Erweist sich eine Erwartung als richtig, wird das mit einem üppigen Dopaminausstoß belohnt, der Körper mit Glücksgefühlen geflutet. Bleibt ein Ergebnis aber aus oder fällt geringer aus als die Erwartung, verändert sich die Dopaminausschüttung im Gehirn nicht.
Klickrekorde bei YouTube
Als Verstärker wirkt sicherlich auch die mit der Herausforderung einhergehende Anerkennung. Obschon viele Sportler weniger den Jubel des Publikums als die Selbstbestätigung suchen.
Aber diejenigen, die partout berühmt werden wollen, liefern einen Rekord nach dem anderen. Die medialen Möglichkeiten zur Präsentation sind schließlich perfekt, das Interesse der Öffentlichkeit groß.
Mehr als acht Millionen Zuschauer verfolgten gleichzeitig bei YouTube den Sprung von Felix Baumgartner: Der Österreicher stürzte sich in 39 Kilometern Höhe aus einer Ballonkapsel, raste mit mehr als 1340 Stundenkilometern zur Erde und durchbrach die Schallmauer.
Slackline in den Anden
Jeb Corliss, der schon mit sechs Jahren vom Fliegen träumte, schoss 2011 im Wingsuit über das Sankt Gallener Oberland.
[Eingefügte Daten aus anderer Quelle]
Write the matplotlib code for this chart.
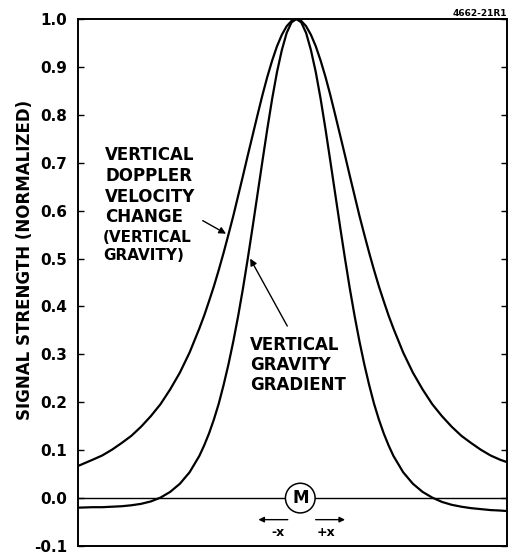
import matplotlib
matplotlib.use("Agg")
import matplotlib.pyplot as plt

# Horizontal position (in units of source depth, M at 0)
x_pos = [-2.25, -2.1, -2.0, -1.9, -1.8, -1.7, -1.6, -1.5, -1.4, -1.3, -1.2, -1.1,
         -1.0, -0.95, -0.9, -0.85, -0.8, -0.75, -0.7, -0.65, -0.6, -0.55, -0.5, -0.45,
         -0.4, -0.35, -0.3, -0.25, -0.2, -0.15, -0.1, -0.05, 0.0,
         0.05, 0.1, 0.15, 0.2, 0.25, 0.3, 0.35, 0.4, 0.45, 0.5, 0.55, 0.6, 0.65,
         0.7, 0.75, 0.8, 0.85, 0.9, 0.95, 1.0, 1.1, 1.2, 1.3, 1.4, 1.5, 1.6, 1.7,
         1.8, 1.9, 2.0, 2.1, 2.17]
# Vertical gravity (vertical Doppler velocity change), normalized
vertical_gravity = [0.067, 0.080, 0.089, 0.101, 0.115, 0.130, 0.149, 0.171, 0.196, 0.227,
                    0.262, 0.304, 0.354, 0.381, 0.411, 0.442, 0.476, 0.512, 0.550, 0.589,
                    0.631, 0.673, 0.716, 0.758, 0.800, 0.841, 0.879, 0.913, 0.943, 0.967,
                    0.985, 0.996, 1.000,
                    0.996, 0.985, 0.967, 0.943, 0.913, 0.879, 0.841, 0.800, 0.758, 0.716,
                    0.673, 0.631, 0.589, 0.550, 0.512, 0.476, 0.442, 0.411, 0.381, 0.354,
                    0.304, 0.262, 0.227, 0.196, 0.171, 0.149, 0.130, 0.115, 0.101, 0.089,
                    0.080, 0.075]
# Vertical gravity gradient, normalized
gravity_gradient = [-0.020, -0.019, -0.019, -0.018, -0.017, -0.015, -0.012, -0.007, 0.001,
                    0.013, 0.030, 0.054, 0.088, 0.110, 0.135, 0.164, 0.197, 0.236, 0.279,
                    0.327, 0.380, 0.438, 0.501, 0.567, 0.635, 0.703, 0.770, 0.833, 0.889,
                    0.935, 0.971, 0.993, 1.000,
                    0.993, 0.971, 0.935, 0.889, 0.833, 0.770, 0.703, 0.635, 0.567, 0.501,
                    0.438, 0.380, 0.327, 0.279, 0.236, 0.197, 0.164, 0.135, 0.110, 0.088,
                    0.054, 0.030, 0.013, 0.001, -0.008, -0.014, -0.018, -0.021, -0.023,
                    -0.025, -0.026, -0.027]

y_ticks = [-0.1, 0.0, 0.1, 0.2, 0.3, 0.4, 0.5, 0.6, 0.7, 0.8, 0.9, 1.0]
y_ticklabels = ["-0.1", "0.0", "0.1", "0.2", "0.3", "0.4", "0.5", "0.6", "0.7", "0.8", "0.9", "1.0"]

plt.rcParams['font.family'] = ['DejaVu Sans']

fig = plt.figure(figsize=(5.12, 5.55), dpi=100)
ax = fig.add_axes([78/512, 1 - 546/555, (507 - 78)/512, (546 - 19)/555])

ax.plot(x_pos, vertical_gravity, color='black', lw=1.6, solid_joinstyle='round')
ax.plot(x_pos, gravity_gradient, color='black', lw=1.6, solid_joinstyle='round')
ax.axhline(0.0, color='black', lw=1.0)

ax.set_xlim(-2.25, 2.17)
ax.set_ylim(-0.1, 1.0)
ax.set_xticks([])
ax.set_yticks(y_ticks)
ax.set_yticklabels(y_ticklabels, fontsize=11, fontweight='bold')
ax.tick_params(axis='y', direction='in', length=4, width=1, left=True, right=True, pad=8)
for s in ax.spines.values():
    s.set_linewidth(1.4)

fig.text(25/512, 1 - 260/555, "SIGNAL STRENGTH (NORMALIZED)", fontsize=12,
         fontweight='bold', rotation=90, ha='center', va='center')

# Annotations
ax.text(-1.97, 0.735, "VERTICAL\nDOPPLER\nVELOCITY\nCHANGE", fontsize=12, fontweight='semibold',
        ha='left', va='top', linespacing=1.2)
ax.text(-1.99, 0.560, "(VERTICAL\nGRAVITY)", fontsize=11, fontweight='semibold',
        ha='left', va='top', linespacing=1.25)
ax.annotate("", xy=(-0.70, 0.549), xytext=(-0.99, 0.582),
            arrowprops=dict(arrowstyle='-|>', color='black', lw=1.0, mutation_scale=10))

ax.text(-0.474, 0.338, "VERTICAL\nGRAVITY\nGRADIENT", fontsize=12, fontweight='semibold',
        ha='left', va='top', linespacing=1.15)
ax.annotate("", xy=(-0.49, 0.505), xytext=(-0.08, 0.354),
            arrowprops=dict(arrowstyle='-|>', color='black', lw=1.0, mutation_scale=10))

ax.text(0.04, 0.0, "M", fontsize=12, fontweight='bold', ha='center', va='center',
        bbox=dict(boxstyle='circle,pad=0.35', fc='white', ec='black', lw=1.1), zorder=5)

ax.annotate("", xy=(-0.42, -0.045), xytext=(-0.06, -0.045),
            arrowprops=dict(arrowstyle='-|>', color='black', lw=1.0, mutation_scale=8))
ax.annotate("", xy=(0.53, -0.045), xytext=(0.17, -0.045),
            arrowprops=dict(arrowstyle='-|>', color='black', lw=1.0, mutation_scale=8))
ax.text(-0.185, -0.072, "-x", fontsize=9, fontweight='bold', ha='center', va='center')
ax.text(0.30, -0.072, "+x", fontsize=9, fontweight='bold', ha='center', va='center')

fig.text(507/512, 1 - 13/555, "4662-21R1", fontsize=6.5, fontweight='bold', ha='right', va='center')

fig.savefig("out.png", dpi=100)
Der Kalifornier kollidierte beinah mit einem Felsvorsprung, das Video wurde bis jetzt 28 Millionen Mal geklickt.
Und 2013 gelang es Slackline-Profi Lukas Irmler, einen Weltrekord auf einer 21 Meter langen Highline in 5222 Meter Höhe in den peruanischen Anden aufzustellen.